I have always loved magazines. When I was in middle school and high school, teen magazines were in their heyday. Seventeen, Teen, YM—I read them all. Every caption, every word. I knew long before I arrived to UM that I wanted a career in magazines. One of the things that drew me to Miami over other colleges, was that they had a “magazine track.”

I remember thinking, ‘how cool that I can focus my studies not just on journalism, but magazine journalism.’

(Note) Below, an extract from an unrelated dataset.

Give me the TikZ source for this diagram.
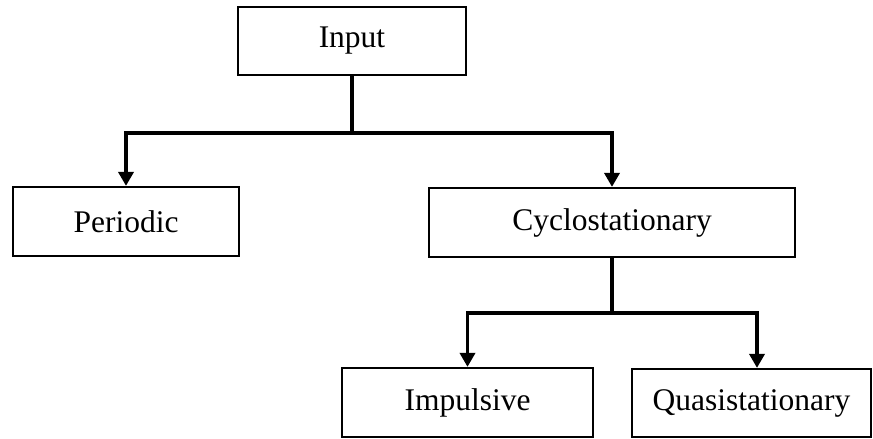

However, I realized there was a disconnect: I was studying how to craft content specifically for magazines, yet there was no place for me to do just that. I was writing the most magazine-y stories for The Hurricane that I could, but theater reviews and style advice columns weren’t quite cutting it. I wanted a place to practice the sort of service journalism I hoped to pursue, I wanted space for the lengthy narratives I loved reading in Vanity Fair and Esquire. Other colleges had student magazines, often more than one; it didn’t make sense to me that Miami had one of the best communications programs in the country and no place for students to get experience doing the work they would undertake after graduation.

 

So I went to Professor Sig Splichal with this problem, and he said “okay, do it.”

(I’m sure there was a lot of haggling with the Dean or other people with the purse strings that occurred outside of my view, but as I remember it now, a decade later, the ease with which I got what I wanted was astonishing. The moral of this story: Ask and ye shall receive.) I started gathering my classmates, meeting at the library to brainstorm sections and coverage areas. Professor Randy Stano — the man, the myth, the legend — was brought on as our advisor, an invaluable resource and guiding light. My friends in the business school were recruited to help sell ads. It was happening.

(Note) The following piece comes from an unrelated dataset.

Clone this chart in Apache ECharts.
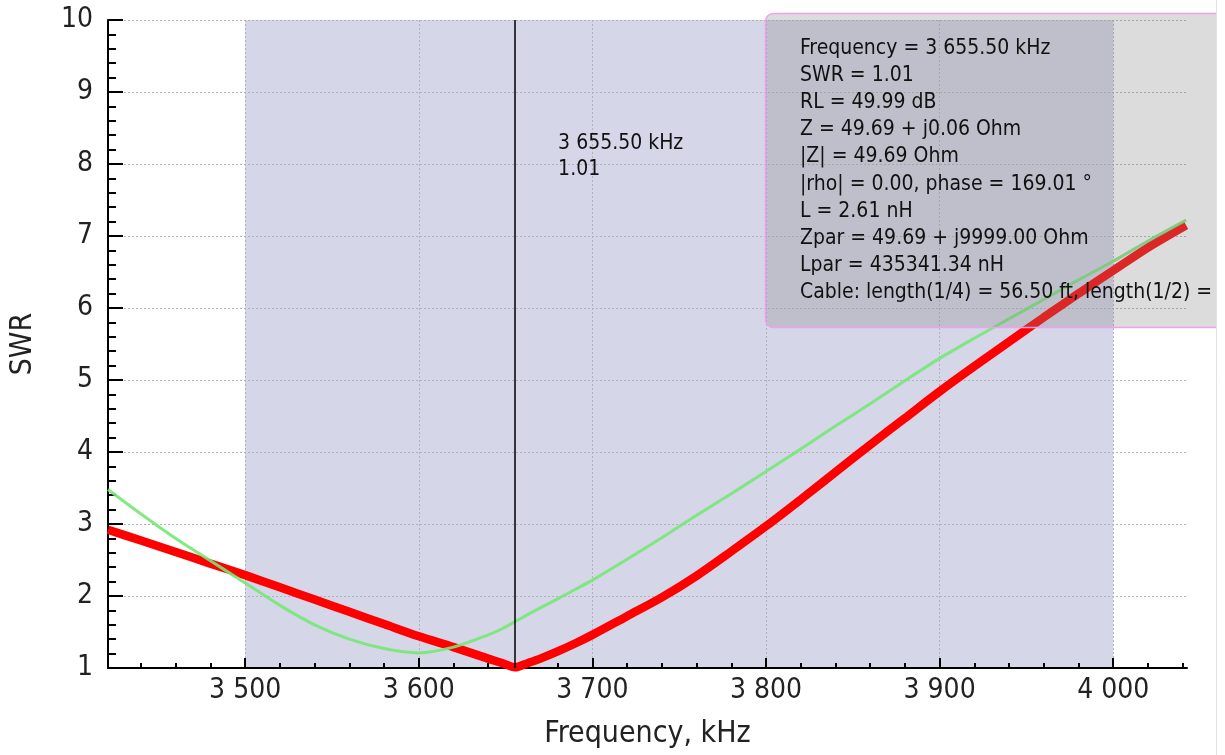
<!DOCTYPE html>
<html><head><meta charset="utf-8">
<script src="https://cdn.jsdelivr.net/npm/echarts@6/dist/echarts.min.js"></script>
<style>html,body{margin:0;padding:0;background:#fff}#c{width:1225px;height:755px}</style>
</head><body><div id="c"></div><script>
const FONT = "'DejaVu Sans Condensed','DejaVu Sans',sans-serif";

const freqKHz = [3421, 3440, 3460, 3480, 3500, 3520, 3540, 3560, 3580, 3600, 3620, 3640, 3648, 3655.5, 3663, 3670, 3680, 3690, 3700, 3720, 3740, 3760, 3780, 3800, 3820, 3840, 3860, 3880, 3900, 3920, 3940, 3960, 3980, 4000, 4020, 4042];
const swrMeasured = [2.92, 2.77, 2.61, 2.45, 2.29, 2.12, 1.95, 1.78, 1.61, 1.44, 1.29, 1.13, 1.07, 1.01, 1.07, 1.13, 1.23, 1.34, 1.46, 1.72, 1.98, 2.28, 2.62, 2.97, 3.34, 3.72, 4.10, 4.47, 4.84, 5.19, 5.53, 5.87, 6.20, 6.52, 6.84, 7.15];
const swrReference = [3.48, 3.14, 2.80, 2.49, 2.18, 1.87, 1.60, 1.40, 1.27, 1.21, 1.29, 1.46, 1.545, 1.645, 1.745, 1.835, 1.96, 2.09, 2.22, 2.51, 2.81, 3.12, 3.42, 3.73, 4.04, 4.36, 4.67, 4.99, 5.30, 5.58, 5.85, 6.12, 6.39, 6.65, 6.93, 7.22];

const xMajorTicks = [3500, 3600, 3700, 3800, 3900, 4000];
const xMinorTicks = [3440, 3460, 3480, 3520, 3540, 3560, 3580, 3620, 3640, 3660, 3680, 3720, 3740, 3760, 3780, 3820, 3840, 3860, 3880, 3920, 3940, 3960, 3980, 4020, 4040];
const bandRange = [3500, 4000];
const markerFreq = 3655.5;
const markerLabel = ['3 655.50 kHz', '1.01'];
const infoLines = [
  'Frequency = 3 655.50 kHz',
  'SWR = 1.01',
  'RL = 49.99 dB',
  'Z = 49.69 + j0.06 Ohm',
  '|Z| = 49.69 Ohm',
  '|rho| = 0.00, phase = 169.01 \u00B0',
  'L = 2.61 nH',
  'Zpar = 49.69 + j9999.00 Ohm',
  'Lpar = 435341.34 nH',
  'Cable: length(1/4) = 56.50 ft, length(1/2) = 113.00 ft'
];

const fmt = v => String(v).replace(/\B(?=(\d{3})+(?!\d))/g, ' ');
const gridLine = {show: true, lineStyle: {color: '#b2b2ba', type: [2, 2], width: 1}};
const black = {color: '#000', width: 2};

const chart = echarts.init(document.getElementById('c'), null, {renderer: 'canvas'});
chart.setOption({
  animation: false,
  grid: {left: 105, right: 38, top: 20, bottom: 87},
  xAxis: [{
    type: 'value', min: 3421, max: 4042.5,
    axisLine: {lineStyle: black},
    axisTick: {inside: true, length: 10, lineStyle: black, customValues: xMajorTicks},
    axisLabel: {customValues: xMajorTicks, formatter: fmt, fontSize: 28, color: '#222', fontFamily: FONT, margin: 9},
    splitLine: gridLine,
    name: 'Frequency, kHz', nameLocation: 'middle', nameGap: 51,
    nameTextStyle: {fontSize: 30, color: '#222', fontFamily: FONT}
  }, {
    type: 'value', min: 3421, max: 4042.5, position: 'bottom',
    axisLine: {show: false}, splitLine: {show: false},
    axisLabel: {show: false, customValues: xMinorTicks},
    axisTick: {inside: true, length: 5, lineStyle: black, customValues: xMinorTicks}
  }],
  yAxis: {
    type: 'value', min: 1, max: 10, interval: 1,
    axisLine: {show: true, lineStyle: black},
    axisTick: {show: true, inside: true, length: 15, lineStyle: black},
    minorTick: {show: true, splitNumber: 5, length: 8, lineStyle: black},
    axisLabel: {fontSize: 28, color: '#222', fontFamily: FONT, margin: 15},
    splitLine: gridLine,
    name: 'SWR', nameLocation: 'middle', nameGap: 70, nameRotate: 90,
    nameTextStyle: {fontSize: 30, color: '#222', fontFamily: FONT}
  },
  series: [{
    type: 'line', data: [], silent: true,
    markArea: {silent: true, z: -1, itemStyle: {color: '#d5d6e8'},
      data: [[{xAxis: bandRange[0]}, {xAxis: bandRange[1]}]]}
  }, {
    name: 'SWR', type: 'line', z: 3,
    data: freqKHz.map((f, i) => [f, swrMeasured[i]]),
    showSymbol: false, smooth: 0.3,
    lineStyle: {color: '#ff0000', width: 8.5},
    markLine: {silent: true, symbol: 'none', label: {show: false},
      lineStyle: {color: '#000', width: 1.5, type: 'solid'},
      data: [{xAxis: markerFreq}]}
  }, {
    name: 'SWR ref', type: 'line', z: 4,
    data: freqKHz.map((f, i) => [f, swrReference[i]]),
    showSymbol: false, smooth: 0.3,
    lineStyle: {color: '#76e876', width: 3, opacity: 0.9}
  }]
});

const p = chart.convertToPixel({gridIndex: 0}, [markerFreq, 10]);
chart.setOption({
  graphic: [
    {type: 'text', z: 10, style: {text: markerLabel.join('\n'), x: p[0] + 43, y: p[1] + 111,
      font: '21px ' + FONT, fill: '#111', lineHeight: 26}},
    {type: 'rect', z: 20, shape: {x: 765.5, y: 13.5, width: 480, height: 314, r: 8},
      style: {fill: 'rgba(133,133,133,0.29)', stroke: '#f0a0f0', lineWidth: 1.5}},
    {type: 'text', z: 21, style: {text: infoLines.join('\n'), x: 800, y: 35,
      font: '21px ' + FONT, fill: '#111', lineHeight: 27.1}},
    {type: 'rect', z: 30, shape: {x: 1217, y: 0, width: 20, height: 755}, style: {fill: '#fff'}},
    {type: 'line', z: 31, shape: {x1: 1216.5, y1: 0, x2: 1216.5, y2: 755}, style: {stroke: '#e2e2e2', lineWidth: 1}}
  ]
});
</script></body></html>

The hardest part was deciding on a name. I didn’t think it needed to be particularly Miami-y — this wasn’t a publication about campus, but about life beyond campus. And I was adamant that it be gender neutral so that all students knew this was a magazine for them. In the end, I went with “Distraction” because, as I said in my first editor’s letter, that’s what making the magazine was for me, specifically, and that’s one aspect of what magazines should be, generally.

I recall the administration not really liking that name; I’m glad it stuck.

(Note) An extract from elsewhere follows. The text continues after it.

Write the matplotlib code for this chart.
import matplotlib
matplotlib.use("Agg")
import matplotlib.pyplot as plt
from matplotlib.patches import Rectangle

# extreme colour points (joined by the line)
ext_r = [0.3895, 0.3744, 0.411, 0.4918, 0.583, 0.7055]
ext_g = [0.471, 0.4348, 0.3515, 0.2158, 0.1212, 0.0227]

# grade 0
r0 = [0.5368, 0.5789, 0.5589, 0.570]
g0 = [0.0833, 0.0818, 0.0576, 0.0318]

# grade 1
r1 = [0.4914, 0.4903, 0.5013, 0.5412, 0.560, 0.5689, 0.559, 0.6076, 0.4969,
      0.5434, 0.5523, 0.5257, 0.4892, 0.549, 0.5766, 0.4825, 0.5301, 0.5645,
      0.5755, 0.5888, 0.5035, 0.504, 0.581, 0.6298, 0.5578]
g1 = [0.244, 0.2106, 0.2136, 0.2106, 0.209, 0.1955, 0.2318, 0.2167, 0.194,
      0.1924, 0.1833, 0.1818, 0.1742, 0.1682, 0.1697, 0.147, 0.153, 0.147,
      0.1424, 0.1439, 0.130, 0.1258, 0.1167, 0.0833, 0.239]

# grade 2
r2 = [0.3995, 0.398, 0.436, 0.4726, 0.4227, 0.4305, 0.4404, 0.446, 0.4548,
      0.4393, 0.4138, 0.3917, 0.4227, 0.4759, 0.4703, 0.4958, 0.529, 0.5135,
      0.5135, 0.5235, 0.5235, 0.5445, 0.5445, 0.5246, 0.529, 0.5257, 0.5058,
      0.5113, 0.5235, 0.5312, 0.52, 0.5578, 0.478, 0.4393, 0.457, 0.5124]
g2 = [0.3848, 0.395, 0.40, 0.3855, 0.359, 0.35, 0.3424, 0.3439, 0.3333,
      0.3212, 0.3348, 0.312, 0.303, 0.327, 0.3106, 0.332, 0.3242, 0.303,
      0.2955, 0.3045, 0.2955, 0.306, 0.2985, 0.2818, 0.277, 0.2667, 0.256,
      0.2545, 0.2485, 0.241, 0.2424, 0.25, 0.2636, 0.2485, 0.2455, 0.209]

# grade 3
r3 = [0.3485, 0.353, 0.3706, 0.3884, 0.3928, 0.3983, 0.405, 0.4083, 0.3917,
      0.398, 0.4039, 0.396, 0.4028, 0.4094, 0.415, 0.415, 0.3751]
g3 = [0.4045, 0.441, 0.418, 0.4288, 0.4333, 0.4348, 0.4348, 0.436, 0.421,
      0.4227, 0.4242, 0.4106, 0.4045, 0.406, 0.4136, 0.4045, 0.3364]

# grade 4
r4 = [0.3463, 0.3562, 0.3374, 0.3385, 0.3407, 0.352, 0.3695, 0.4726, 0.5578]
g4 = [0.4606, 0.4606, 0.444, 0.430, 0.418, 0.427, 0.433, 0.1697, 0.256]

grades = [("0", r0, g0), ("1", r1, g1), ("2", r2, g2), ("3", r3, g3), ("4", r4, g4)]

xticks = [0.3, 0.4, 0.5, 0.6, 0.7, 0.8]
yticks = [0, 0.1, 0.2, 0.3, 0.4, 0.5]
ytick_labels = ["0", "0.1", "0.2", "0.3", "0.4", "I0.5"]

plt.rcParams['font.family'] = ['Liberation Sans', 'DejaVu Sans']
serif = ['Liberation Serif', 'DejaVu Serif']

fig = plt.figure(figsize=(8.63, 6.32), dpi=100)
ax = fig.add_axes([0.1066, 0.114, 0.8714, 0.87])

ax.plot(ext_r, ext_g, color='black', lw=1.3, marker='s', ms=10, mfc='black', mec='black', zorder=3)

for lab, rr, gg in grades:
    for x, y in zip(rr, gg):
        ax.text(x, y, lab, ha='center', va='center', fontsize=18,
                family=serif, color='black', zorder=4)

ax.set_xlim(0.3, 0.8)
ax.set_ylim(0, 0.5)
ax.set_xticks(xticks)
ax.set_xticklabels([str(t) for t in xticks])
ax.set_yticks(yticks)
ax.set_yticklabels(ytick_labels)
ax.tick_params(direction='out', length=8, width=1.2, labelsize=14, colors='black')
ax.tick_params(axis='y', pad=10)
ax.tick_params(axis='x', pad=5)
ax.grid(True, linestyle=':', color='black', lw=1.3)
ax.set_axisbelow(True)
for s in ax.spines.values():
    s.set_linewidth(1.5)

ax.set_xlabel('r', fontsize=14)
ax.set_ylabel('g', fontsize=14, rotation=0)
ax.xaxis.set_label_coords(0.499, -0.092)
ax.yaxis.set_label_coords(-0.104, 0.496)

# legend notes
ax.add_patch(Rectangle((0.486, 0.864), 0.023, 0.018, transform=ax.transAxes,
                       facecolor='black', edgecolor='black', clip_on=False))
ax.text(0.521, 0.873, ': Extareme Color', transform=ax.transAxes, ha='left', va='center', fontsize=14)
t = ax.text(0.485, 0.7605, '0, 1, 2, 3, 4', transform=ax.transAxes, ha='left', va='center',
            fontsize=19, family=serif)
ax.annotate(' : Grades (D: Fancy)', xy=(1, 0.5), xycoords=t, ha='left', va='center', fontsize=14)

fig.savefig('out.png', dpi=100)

We produced two issues my senior year. Fewer than I’d hoped, but also, before that year, more than anyone had ever imagined. There were ups and downs, late nights, frustrations, real points of pride, and of course, disappointments. A typo on our second cover was gut-wrenching (lesson: copy editors matter!). And I gained skills that I’ve put to use as an editor at Food Network Magazine, Shape, Details, Cosmopolitan, and now, MarieClaire.com. I left Coral Gables grateful that I’d been allowed to create something I loved and hopeful that my peers liked reading it. I never in my wildest dreams thought that I’d be penning my reflections on the whole thing 10 years later, Distraction stronger than ever. To the staff past and present, thank you for embracing my vision as your own. To the faculty, thank you for continuing to see the value in learning how to produce a print magazine. And to all my fellow ‘Canes, thank you for reading.